__Written exercise__:
Transcribe every line exactly. Leave the pictures behind.

+ + + + + + +

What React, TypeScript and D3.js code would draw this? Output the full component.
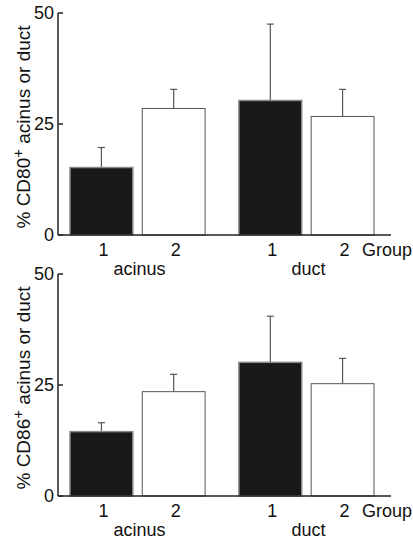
import React from 'react';
import * as d3 from 'd3';

// tissue groups and patient groups
const tissues = ['acinus', 'duct'];
const patientGroups = ['1', '2'];

// means (%) and upper SD, ordered acinus-1, acinus-2, duct-1, duct-2
const cd80Means = [15.2, 28.5, 30.3, 26.7];
const cd80Sd = [4.5, 4.3, 17.2, 6.1];
const cd86Means = [14.5, 23.5, 30.1, 25.3];
const cd86Sd = [2.0, 3.9, 10.4, 5.7];

const yTicks = [0, 25, 50];

const W = 413;
const H = 541;
const font = 'Liberation Sans, Arial, Helvetica, sans-serif';

const outer = d3.scaleBand<string>().domain(tissues).range([70, 374]).paddingInner(0.2);
const inner = d3.scaleBand<string>().domain(patientGroups).range([0, outer.bandwidth()]).paddingInner(0.13);

function Panel({ top, marker, means, sd }: { top: number; marker: string; means: number[]; sd: number[] }) {
  const y = d3.scaleLinear().domain([0, 50]).range([222, 0]);
  const axisX = 58;
  const rows = tissues.flatMap((t, i) =>
    patientGroups.map((g, j) => ({ t, g, mean: means[i * 2 + j], sd: sd[i * 2 + j] }))
  );

  return (
    <g transform={`translate(0,${top})`}>
      {/* y axis */}
      <line x1={axisX} x2={axisX} y1={y(50)} y2={y(0)} stroke="#222" strokeWidth={1.5} />
      {yTicks.map((t) => (
        <g key={t}>
          <line x1={axisX} x2={axisX + 5} y1={y(t)} y2={y(t)} stroke="#222" strokeWidth={1.5} />
          <text x={54} y={y(t)} dy="0.36em" textAnchor="end" fontSize={18} fontFamily={font} fill="#111">
            {t}
          </text>
        </g>
      ))}
      <text
        transform={`translate(30,${y(25) + 3}) rotate(-90)`}
        textAnchor="middle"
        fontSize={19}
        fontFamily={font}
        fill="#111"
      >
        % CD{marker}
        <tspan dy={-7} fontSize={15}>+</tspan>
        <tspan dy={7}> acinus or duct</tspan>
      </text>

      {/* bars */}
      {rows.map((r) => {
        const x = (outer(r.t) ?? 0) + (inner(r.g) ?? 0);
        const bw = inner.bandwidth();
        const dark = r.g === '1';
        const cx = x + bw / 2;
        return (
          <g key={r.t + r.g}>
            <line x1={cx} x2={cx} y1={y(r.mean)} y2={y(r.mean + r.sd)} stroke="#555" strokeWidth={1.2} />
            <line x1={cx - 3.5} x2={cx + 3.5} y1={y(r.mean + r.sd)} y2={y(r.mean + r.sd)} stroke="#555" strokeWidth={1.2} />
            <rect
              x={x}
              y={y(r.mean)}
              width={bw}
              height={y(0) - y(r.mean)}
              fill={dark ? '#181818' : '#fff'}
              stroke={dark ? '#8a8a8a' : '#555'}
              strokeWidth={dark ? 1.5 : 1}
            />
            <text x={cx + 2} y={y(0) + 21} textAnchor="middle" fontSize={18} fontFamily={font} fill="#111">
              {r.g}
            </text>
          </g>
        );
      })}

      {/* x axis */}
      <line x1={axisX} x2={391} y1={y(0)} y2={y(0)} stroke="#222" strokeWidth={1.5} />
      <text x={362} y={y(0) + 21} fontSize={18} fontFamily={font} fill="#111">Group</text>
      {tissues.map((t) => (
        <text
          key={t}
          x={(outer(t) ?? 0) + outer.bandwidth() / 2 + 2}
          y={y(0) + 40}
          textAnchor="middle"
          fontSize={18}
          fontFamily={font}
          fill="#111"
        >
          {t}
        </text>
      ))}
    </g>
  );
}

export default function App() {
  return (
    <svg width={W} height={H} style={{ position: 'absolute', left: 0, top: 0, background: '#fff' }}>
      <rect width={W} height={H} fill="#fff" />
      <Panel top={13} marker="80" means={cd80Means} sd={cd80Sd} />
      <Panel top={274} marker="86" means={cd86Means} sd={cd86Sd} />
    </svg>
  );
}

+ + + + + + +

__Reply__:
What React, TypeScript and D3.js code would draw this? Output the full component.
import React from 'react';
import * as d3 from 'd3';

// tissue groups and patient groups
const tissues = ['acinus', 'duct'];
const patientGroups = ['1', '2'];

// means (%) and upper SD, ordered acinus-1, acinus-2, duct-1, duct-2
const cd80Means = [15.2, 28.5, 30.3, 26.7];
const cd80Sd = [4.5, 4.3, 17.2, 6.1];
const cd86Means = [14.5, 23.5, 30.1, 25.3];
const cd86Sd = [2.0, 3.9, 10.4, 5.7];

const yTicks = [0, 25, 50];

const W = 413;
const H = 541;
const font = 'Liberation Sans, Arial, Helvetica, sans-serif';

const outer = d3.scaleBand<string>().domain(tissues).range([70, 374]).paddingInner(0.2);
const inner = d3.scaleBand<string>().domain(patientGroups).range([0, outer.bandwidth()]).paddingInner(0.13);

function Panel({ top, marker, means, sd }: { top: number; marker: string; means: number[]; sd: number[] }) {
  const y = d3.scaleLinear().domain([0, 50]).range([222, 0]);
  const axisX = 58;
  const rows = tissues.flatMap((t, i) =>
    patientGroups.map((g, j) => ({ t, g, mean: means[i * 2 + j], sd: sd[i * 2 + j] }))
  );

  return (
    <g transform={`translate(0,${top})`}>
      {/* y axis */}
      <line x1={axisX} x2={axisX} y1={y(50)} y2={y(0)} stroke="#222" strokeWidth={1.5} />
      {yTicks.map((t) => (
        <g key={t}>
          <line x1={axisX} x2={axisX + 5} y1={y(t)} y2={y(t)} stroke="#222" strokeWidth={1.5} />
          <text x={54} y={y(t)} dy="0.36em" textAnchor="end" fontSize={18} fontFamily={font} fill="#111">
            {t}
          </text>
        </g>
      ))}
      <text
        transform={`translate(30,${y(25) + 3}) rotate(-90)`}
        textAnchor="middle"
        fontSize={19}
        fontFamily={font}
        fill="#111"
      >
        % CD{marker}
        <tspan dy={-7} fontSize={15}>+</tspan>
        <tspan dy={7}> acinus or duct</tspan>
      </text>

      {/* bars */}
      {rows.map((r) => {
        const x = (outer(r.t) ?? 0) + (inner(r.g) ?? 0);
        const bw = inner.bandwidth();
        const dark = r.g === '1';
        const cx = x + bw / 2;
        return (
          <g key={r.t + r.g}>
            <line x1={cx} x2={cx} y1={y(r.mean)} y2={y(r.mean + r.sd)} stroke="#555" strokeWidth={1.2} />
            <line x1={cx - 3.5} x2={cx + 3.5} y1={y(r.mean + r.sd)} y2={y(r.mean + r.sd)} stroke="#555" strokeWidth={1.2} />
            <rect
              x={x}
              y={y(r.mean)}
              width={bw}
              height={y(0) - y(r.mean)}
              fill={dark ? '#181818' : '#fff'}
              stroke={dark ? '#8a8a8a' : '#555'}
              strokeWidth={dark ? 1.5 : 1}
            />
            <text x={cx + 2} y={y(0) + 21} textAnchor="middle" fontSize={18} fontFamily={font} fill="#111">
              {r.g}
            </text>
          </g>
        );
      })}

      {/* x axis */}
      <line x1={axisX} x2={391} y1={y(0)} y2={y(0)} stroke="#222" strokeWidth={1.5} />
      <text x={362} y={y(0) + 21} fontSize={18} fontFamily={font} fill="#111">Group</text>
      {tissues.map((t) => (
        <text
          key={t}
          x={(outer(t) ?? 0) + outer.bandwidth() / 2 + 2}
          y={y(0) + 40}
          textAnchor="middle"
          fontSize={18}
          fontFamily={font}
          fill="#111"
        >
          {t}
        </text>
      ))}
    </g>
  );
}

export default function App() {
  return (
    <svg width={W} height={H} style={{ position: 'absolute', left: 0, top: 0, background: '#fff' }}>
      <rect width={W} height={H} fill="#fff" />
      <Panel top={13} marker="80" means={cd80Means} sd={cd80Sd} />
      <Panel top={274} marker="86" means={cd86Means} sd={cd86Sd} />
    </svg>
  );
}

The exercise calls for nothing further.